Ich bin der Ansicht, dass die Lebensqualität von Kindern im ländlichen Raum sogar höher ist als in der Stadt.

(Vereinzelt Beifall bei der CDU)

Wir wissen, dass viele Menschen aus der Großstadt genau deswegen aufs Land ziehen. Wenn ich als Kind auf einen Baum klettern oder ein Schaf streicheln will, dann wird mir das in einer Großstadt wie Dresden nicht gelingen. Wenn ich aber auf dem Land aufwachse, dann habe ich dort die Möglichkeit, das viel eher zu machen.

(Zuruf des Abg. Tino Günther, FDP)

Ich kann mich auch besser entfalten. Wir wissen aus den Vorschuluntersuchungen, dass bei diesen Kindern die motorischen Fähigkeiten besser ausgeprägt sind. Sie können sich besser bewegen, wenn sie auf dem Land aufwachsen, als in der Stadt.

(Kristin Schütz, FDP: Die müssen auch weiter laufen!)
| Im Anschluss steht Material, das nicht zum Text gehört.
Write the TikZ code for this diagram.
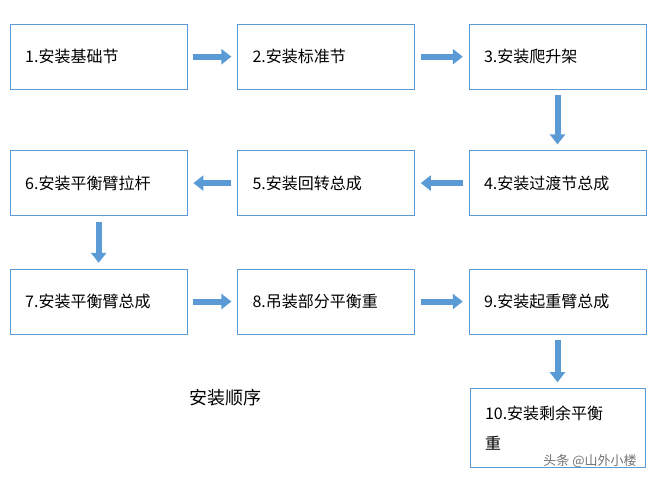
\documentclass[tikz,border=0pt]{standalone}
\usepackage{fontspec}
\setmainfont{Noto Sans CJK SC}
\usetikzlibrary{positioning,arrows.meta}
\definecolor{boxblue}{HTML}{5B9BD5}
\tikzset{stage/.style={draw=boxblue,thin,minimum width=177pt,minimum height=65pt,text width=147pt,inner xsep=15pt,align=left,font=\fontsize{16}{30}\selectfont},
  bigarrow/.style={draw=boxblue,line width=6pt,-{Triangle[length=10pt,width=15pt]},shorten <=6pt,shorten >=6pt}}
\begin{document}
\begin{tikzpicture}[x=1pt,y=-1pt]
\useasboundingbox (0,0) rectangle (664,482);

%Nodes
\node [stage,anchor=north west] (s1) at (10,24) {1.安装基础节};
\node [stage,right=50pt of s1] (s2) {2.安装标准节};
\node [stage,right=54pt of s2] (s3) {3.安装爬升架};
\node [stage,below=61pt of s3] (s4) {4.安装过渡节总成};
\node [stage,below=61pt of s2] (s5) {5.安装回转总成};
\node [stage,below=61pt of s1] (s6) {6.安装平衡臂拉杆};
\node [stage,below=53pt of s6] (s7) {7.安装平衡臂总成};
\node [stage,below=53pt of s5] (s8) {8.吊装部分平衡重};
\node [stage,below=53pt of s4] (s9) {9.安装起重臂总成};
\node [stage,minimum width=175pt,minimum height=79pt,text width=145pt,below=54pt of s9] (s10) {10.安装剩余平衡\\重};

\node [font=\fontsize{18}{22}\selectfont] (title) at (225,398) {安装顺序};
\node [font=\fontsize{13}{15}\selectfont,text=gray!90!black] (mark) at (590,461) {头条 @山外小楼};

%Arrows
\draw[bigarrow] (s1) -- (s2);
\draw[bigarrow] (s2) -- (s3);
\draw[bigarrow] (s3) -- (s4);
\draw[bigarrow] (s4) -- (s5);
\draw[bigarrow] (s5) -- (s6);
\draw[bigarrow] (s6) -- (s7);
\draw[bigarrow] (s7) -- (s8);
\draw[bigarrow] (s8) -- (s9);
\draw[bigarrow] (s9) -- (s10);
\end{tikzpicture}
\end{document}
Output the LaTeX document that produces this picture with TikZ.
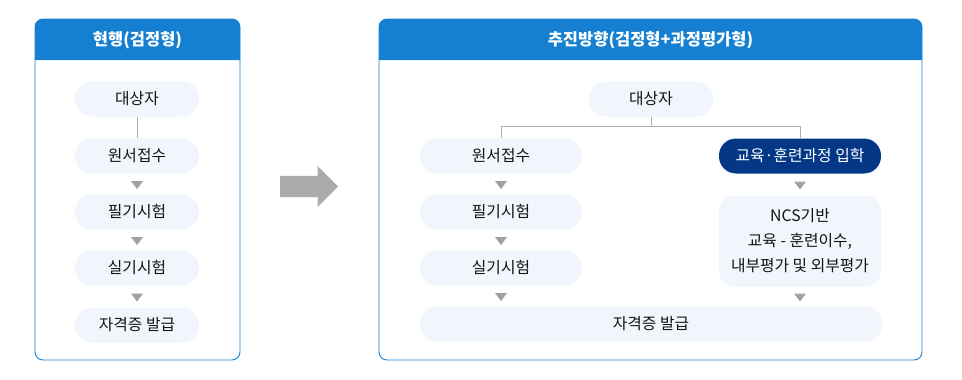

Die Lebensqualität ist auf dem Land größer als in der Stadt.

(Beifall bei der CDU)

Ich bin Herrn Staatsminister Kupfer aber auch dankbar, dass er neben den Kindertageseinrichtungen die Kindertagespflege mit angesprochen hat. Das ist ein Thema, das uns am Herzen liegt, weil es ein sehr flexibles familiennahes Angebot ist, zum Beispiel für eine Verkäuferin oder eine Bäuerin, die schwierige Arbeitszeiten hat, vielleicht um vier oder fünf Uhr anfängt, und nicht in der Lage ist, einen Kindergarten aufzusuchen, weil der noch geschlossen ist.